After in situ bioluminescence imaging, the sperm Luc + MNP labeled samples were smeared on microscope slides and light emissions imaged using two microscopic techniques, UV–visible-NIR and laser confocal. Using a series of in situ experiments, it was observed that the Luc + MNP and CA-MNP nanoparticles were in a non-aggregated state. It should be noted that the presence of luciferase, in particular while in the presence of biological media such as PBS (which was the as- received solution for boar spermatozoa specimens), could cause aggregation in situ and during drying [25–28].
To examine these issues, we collected an additional TEM image under non-cryo conditions (i.e., evaporative drying) that revealed possible aggregation of Luc + MNPs which could be a result of the PBS solution and/or the drying process (Additional file 1: Figure S3). Despite this observation, we can still investigate one of the primary objectives of this study—a preliminary evaluation of binding interactions between Luc + MNPs and boar spermatozoa.
After Luc + MNPs are added to boar sperm, round nanoparticle structures were observed on the surface of the sperm cells using the UV–vis-NIR microscope (see arrow heads, Fig. 4). Control experiments for QDs (Additional file 1: Figure S4) and neat spermatozoa cells (Additional file 1: Figure S5) were conducted, which reveal that the round nanoparticle structure are the MNP.
While these preliminary finding confirm that the nanoparticles interact with the cell surface (Fig. 4), the MNP density per cell, cell and MNP agglomeration, and time-dependency of the cell-MNP binding will be examined in future work.

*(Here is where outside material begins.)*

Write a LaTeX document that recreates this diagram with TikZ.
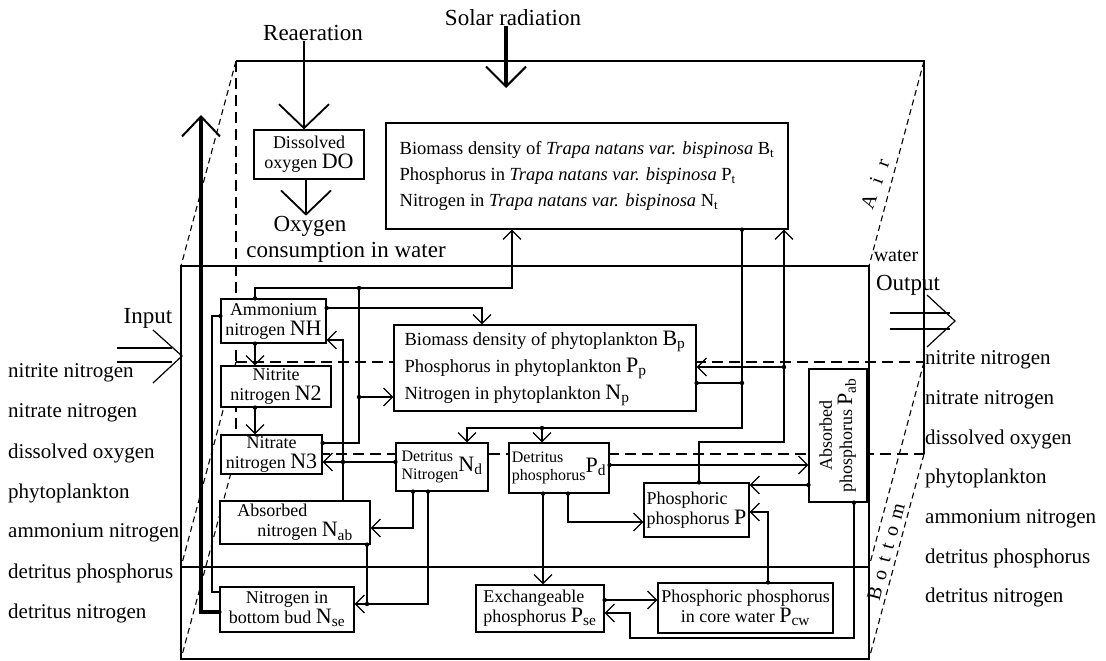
\documentclass[tikz,border=0pt]{standalone}
\usepackage{fontspec}
\setmainfont{Liberation Serif}
\usepackage{graphicx}
\usetikzlibrary{arrows.meta}
\newcommand{\bigsym}[1]{{\fontsize{22}{22}\selectfont #1}}
\newcommand{\lsp}{\hspace{8pt}}
\begin{document}
\begin{tikzpicture}[x=1pt, y=-1pt,
    box/.style={draw, fill=white, line width=1.2pt, inner sep=1pt, align=center, font=\fontsize{18}{20}\selectfont},
    smallbox/.style={box, font=\fontsize{16}{17.5}\selectfont},
    bigbox/.style={box, align=left, font=\fontsize{18.5}{26}\selectfont},
    link/.style={line width=1.2pt, -{Straight Barb[length=9pt, width=18pt]}},
    wire/.style={line width=1.2pt},
    bigarrow/.style={line width=#1, -{Straight Barb[length=24pt, width=50pt, line width=1.8pt]}},
    rim/.style={line width=1.2pt},
    hidden/.style={line width=1.1pt, dash pattern=on 11pt off 6pt},
    slant/.style={line width=1.1pt, dash pattern=on 6pt off 4pt},
    sidetext/.style={font=\fontsize{21}{24}\selectfont, anchor=west, inner sep=0pt},
    headtext/.style={font=\fontsize{23}{26}\selectfont, inner sep=0pt},
    edgetext/.style={font=\fontsize{20}{22}\selectfont, inner sep=0pt}
]
    \useasboundingbox (0,0) rectangle (1106,661);

    % Cuboid: front face, back face, depth edges
    \draw[rim] (181,266) rectangle (869,659);
    \draw[rim] (181,567) -- (869,567);
    \draw[rim] (236,61) -- (924,61) -- (924,454);
    \draw[hidden] (236,61) -- (236,454) -- (924,454);
    \draw[hidden] (236,362) -- (924,362);
    \draw[slant] (236,61) -- (181,266);
    \draw[slant] (924,61) -- (869,266);
    \draw[slant] (236,362) -- (181,567);
    \draw[slant] (924,362) -- (869,567);
    \draw[slant] (236,454) -- (181,659);
    \draw[slant] (924,454) -- (869,659);

    \node[edgetext, rotate=70] (air) at (875,184) {A\hspace{12pt}i\hspace{12pt}r};
    \node[edgetext, rotate=75] (bottom) at (886,552) {B\lsp o\lsp t\lsp t\lsp o\lsp m};
    \node[edgetext] (water) at (896,256) {water};

    % Outside texts
    \node[headtext] (rea) at (313,33) {Reaeration};
    \node[headtext] (sol) at (513,18) {Solar radiation};
    \node[headtext] (oxy) at (310,226) {Oxygen};
    \node[headtext] (cons) at (346,252) {consumption in water};
    \node[headtext] (inp) at (148,318) {Input};
    \node[headtext] (outp) at (908,285) {Output};
    \foreach \txt [count=\i] in {nitrite nitrogen, nitrate nitrogen, dissolved oxygen, phytoplankton, ammonium nitrogen, detritus phosphorus, detritus nitrogen} {
        \node[sidetext] (inl\i) at (8, 333+40*\i) {\txt};
        \node[sidetext] (outl\i) at (925, 320+39.7*\i) {\txt};
    }

    % Compartments
    \node[box, minimum width=110pt, minimum height=49pt] (do) at (309,154.5) {Dissolved\\oxygen \bigsym{DO}};
    \node[bigbox, minimum width=402pt, minimum height=106pt] (trapa) at (587,176) {Biomass density of \textit{Trapa natans var. bispinosa} B\textsubscript{t}\\Phosphorus in \textit{Trapa natans var. bispinosa} P\textsubscript{t}\\Nitrogen in \textit{Trapa natans var. bispinosa} N\textsubscript{t}};
    \node[bigbox, font=\fontsize{18.5}{27}\selectfont, minimum width=302pt, minimum height=86pt] (bp) at (545,368) {Biomass density of phytoplankton \bigsym{B\textsubscript{p}}\\Phosphorus in phytoplankton \bigsym{P\textsubscript{p}}\\Nitrogen in phytoplankton \bigsym{N\textsubscript{p}}};
    \node[box, minimum width=105pt, minimum height=44pt] (nh) at (273.5,321) {Ammonium\\nitrogen \bigsym{NH}};
    \node[box, minimum width=110pt, minimum height=41pt] (ntwo) at (276,386.5) {Nitrite\\nitrogen \bigsym{N2}};
    \node[box, minimum width=101pt, minimum height=39pt] (nthree) at (271.5,454.5) {Nitrate\\nitrogen \bigsym{N3}};
    \node[box, align=left, minimum width=150pt, minimum height=43pt] (nab) at (295,522.5) {Absorbed\\\hspace*{20pt}nitrogen \bigsym{N\textsubscript{ab}}};
    \node[box, minimum width=134pt, minimum height=45pt] (nse) at (287,609.5) {Nitrogen in\\bottom bud \bigsym{N\textsubscript{se}}};
    \node[smallbox, minimum width=92pt, minimum height=48pt] (nd) at (442,467) {\begin{tabular}{@{}l@{}}Detritus\\Nitrogen\end{tabular}\bigsym{N\textsubscript{d}}};
    \node[smallbox, minimum width=100pt, minimum height=50pt] (pd) at (559,468) {\begin{tabular}{@{}l@{}}Detritus\\phosphorus\end{tabular}\bigsym{P\textsubscript{d}}};
    \node[box, align=left, minimum width=105pt, minimum height=54pt] (pe) at (696.5,510) {Phosphoric\\phosphorus \bigsym{P}};
    \node[box, minimum width=58pt, minimum height=133pt] (pab) at (838,435.5) {\rotatebox{90}{\begin{tabular}{@{}c@{}}Absorbed\\phosphorus \bigsym{P\textsubscript{ab}}\end{tabular}}};
    \node[box, align=left, minimum width=128pt, minimum height=47pt] (pse) at (540,608.5) {Exchangeable\\phosphorus \bigsym{P\textsubscript{se}}};
    \node[box, minimum width=175pt, minimum height=50pt] (pcw) at (745.5,608) {Phosphoric phosphorus\\in core water \bigsym{P\textsubscript{cw}}};

    % Inputs from outside
    \coordinate (sun) at (506,88);
    \coordinate (intip) at (182,356);
    \coordinate (outtip) at (955,321);
    \draw[bigarrow=2.6pt] (rea.south -| 304,0) -- (do.north -| 304,0);
    \draw[bigarrow=2.6pt] (do.south -| 306,0) -- (oxy.north -| 306,0);
    \draw[line width=3.6pt, -{Straight Barb[length=20pt, width=40pt, line width=2pt]}] (sol.south -| 506,0) -- (sun);
    \draw[wire] ([shift={(-65,-8)}]intip) -- ++(55,0) ([shift={(-65,6)}]intip) -- ++(55,0);
    \draw[wire] ([shift={(-29,-26)}]intip) -- (intip) -- ([shift={(-29,27)}]intip);
    \draw[wire] ([shift={(-65,-8)}]outtip) -- ++(60,0) ([shift={(-65,8)}]outtip) -- ++(60,0);
    \draw[wire] ([shift={(-28,-26)}]outtip) -- (outtip) -- ([shift={(-28,26)}]outtip);

    % Nitrogen connections
    \draw[link] (nh.north -| 255,0) |- (512,288) -- (trapa.south -| 512,0);
    \draw[wire] (nthree.east |- 0,443) -| (359,288);
    \draw[link] (359,397) -- (bp.west |- 0,397);
    \draw[link] (nh.east |- 0,308) -| (bp.north -| 482,0);
    \draw[link] (nd.west |- 0,462) -- (nthree.east |- 0,462);
    \draw[link] (nab.north -| 343,0) |- (nh.east |- 0,340);
    \draw[link] (nh.south -| 255,0) -- (ntwo.north -| 255,0);
    \draw[link] (ntwo.south -| 255,0) -- (nthree.north -| 255,0);
    \draw[link] (nd.south -| 413,0) |- (nab.east |- 0,528);
    \draw[link] (nd.south -| 428,0) |- (nse.east |- 0,604);
    \draw[wire] (nab.south -| 367,0) -- (367,604);
    \draw[wire] (nh.west |- 0,316) -| (212,592) -- (nse.west |- 0,592);
    \draw[line width=3.6pt, -{Straight Barb[length=20pt, width=38pt, line width=2pt]}] (nse.west |- 0,612) -| (201,115);

    % Plant and phytoplankton connections
    \draw[link] (trapa.south -| 742,0) |- (467,428) -- (nd.north -| 467,0);
    \draw[link] (542,428) -- (pd.north -| 542,0);
    \draw[wire] (bp.east |- 0,383) -- (742,383);
    \draw[link] (pe.north -| 699,0) |- (784,442) -- (trapa.south -| 784,0);
    \draw[link] (784,367) -- (bp.east |- 0,367);

    % Phosphorus connections
    \draw[link] (pd.east |- 0,465) -- (pab.west |- 0,465);
    \draw[link] (pab.west |- 0,485) -- (pe.east |- 0,485);
    \draw[link] (pab.south -| 854,0) |- (630,638) |- (pse.east |- 0,613);
    \draw[link] (pse.east |- 0,600) -- (pcw.west |- 0,600);
    \draw[link] (pcw.north -| 768,0) |- (pe.east |- 0,512);
    \draw[link] (pd.south -| 543,0) -- (pse.north -| 543,0);
    \draw[link] (pd.south -| 568,0) |- (pe.west |- 0,522);

    % Junction dots
    \foreach \p in {(nh.north -| 255,0), (359,288), (nthree.east |- 0,443), (359,397), (nh.east |- 0,308), (nd.west |- 0,462), (343,462), (nh.south -| 255,0), (ntwo.south -| 255,0), (nd.south -| 413,0), (nd.south -| 428,0), (nab.south -| 367,0), (367,604), (nse.west |- 0,612), (nh.west |- 0,316), (trapa.south -| 742,0), (542,428), (bp.east |- 0,383), (742,383), (pe.north -| 699,0), (784,367), (pd.east |- 0,465), (pab.west |- 0,485), (pab.south -| 854,0), (pse.east |- 0,600), (pcw.north -| 768,0), (pd.south -| 543,0), (pd.south -| 568,0)}
        \fill \p circle (2.2pt);
\end{tikzpicture}
\end{document}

Magnetic nanoparticles were synthesized and complexed with firefly (Photinus pyralis) luciferase enzyme to produce a multifunctional nanocomposite, Luc + MNP. Inherent bioluminescence in the presence of mammalian spermatozoa was examined, showing Luc + MNP as a promising candidate to enhance or replace some current bioimaging technologies. By utilizing FDA-approved iron oxide magnetic nanoparticles and a natural enzyme, such as firefly luciferase, this nanocomposite has potential for a lower toxicity than quantum dots, as well as the ability to magnetically manipulate cells and track them in vivo.
The results presented here demonstrate the possibility of using this luciferase-modified magnetic nanoparticle for cellular binding and imaging. Additional studies on the optimum concentrations and solution composition for cell binding and viability, cell tracking and magnetic manipulation, and time-dependence of the labeling and bioluminescence will allow for a better understanding of the parameters for implementing Luc + MNPs for assisted reproductive technologies.
Other activation mechanisms (beyond coelenterazine addition), such as ATP/Mg2+ sources, are also interesting avenues for future studies.